Basic magnesium sulfate cement (BMSC) is a promising green building material due to its excellent properties such as high-strength, lightweight, low-solubility and good stability. However, BMSC prepared with magnesia derived from precipitate of brine may inevitably have residual chloride ions (Cl−) leading to a negative impact on its long-term performance and service life. In this work, the effects of metakaolin (MK) and calcined hydrotalcite (cLDH) on the chloride binding capacity (Cb), mechanical performance, porosity and electrochemical impedance of BMSC were systematical investigated.

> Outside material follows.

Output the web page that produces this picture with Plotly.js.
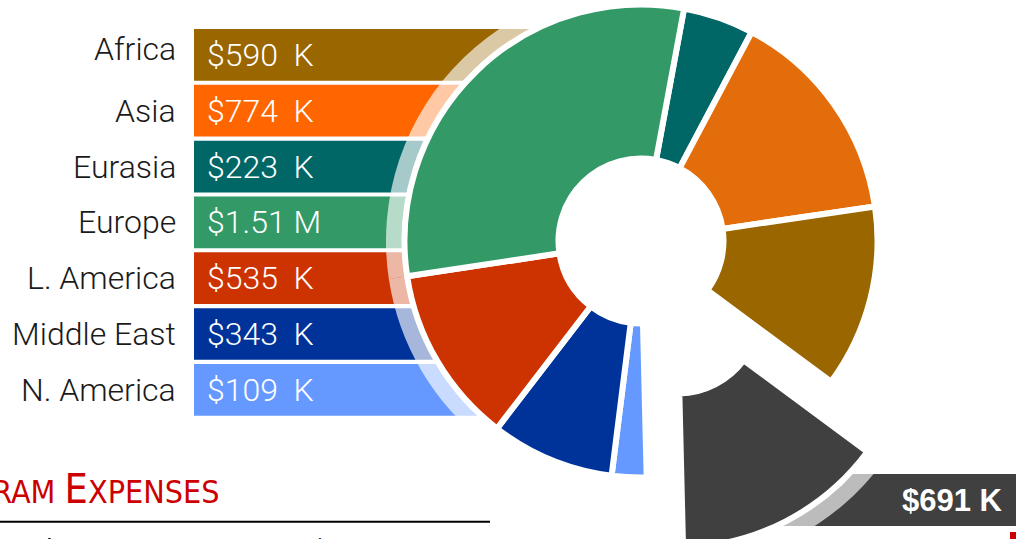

The results reveal that chloride binding capacity of BMSC with MK and cLDH is significantly enhanced with a Cb value of 72.4%. The synergistic mechanism can be described as the structure reconstruction of cLDH by intercalation of Cl− and the strong electrostatic adsorption of the newly formed aluminum magnesium silicate hydrate (M-A-S-H) to Cl−. Moreover, the measured electrochemical impedance spectroscopy (EIS) data of BMSC are well fitted by the equivalent circuit model Rs(Q1(Rct1W1))(Q2(Rct2W2)). Thus, the Cb value of BMSC at curing age of 28 d can be accurately predicted with the measured resistance (Rct1) (1 d) using the fitted linear equation.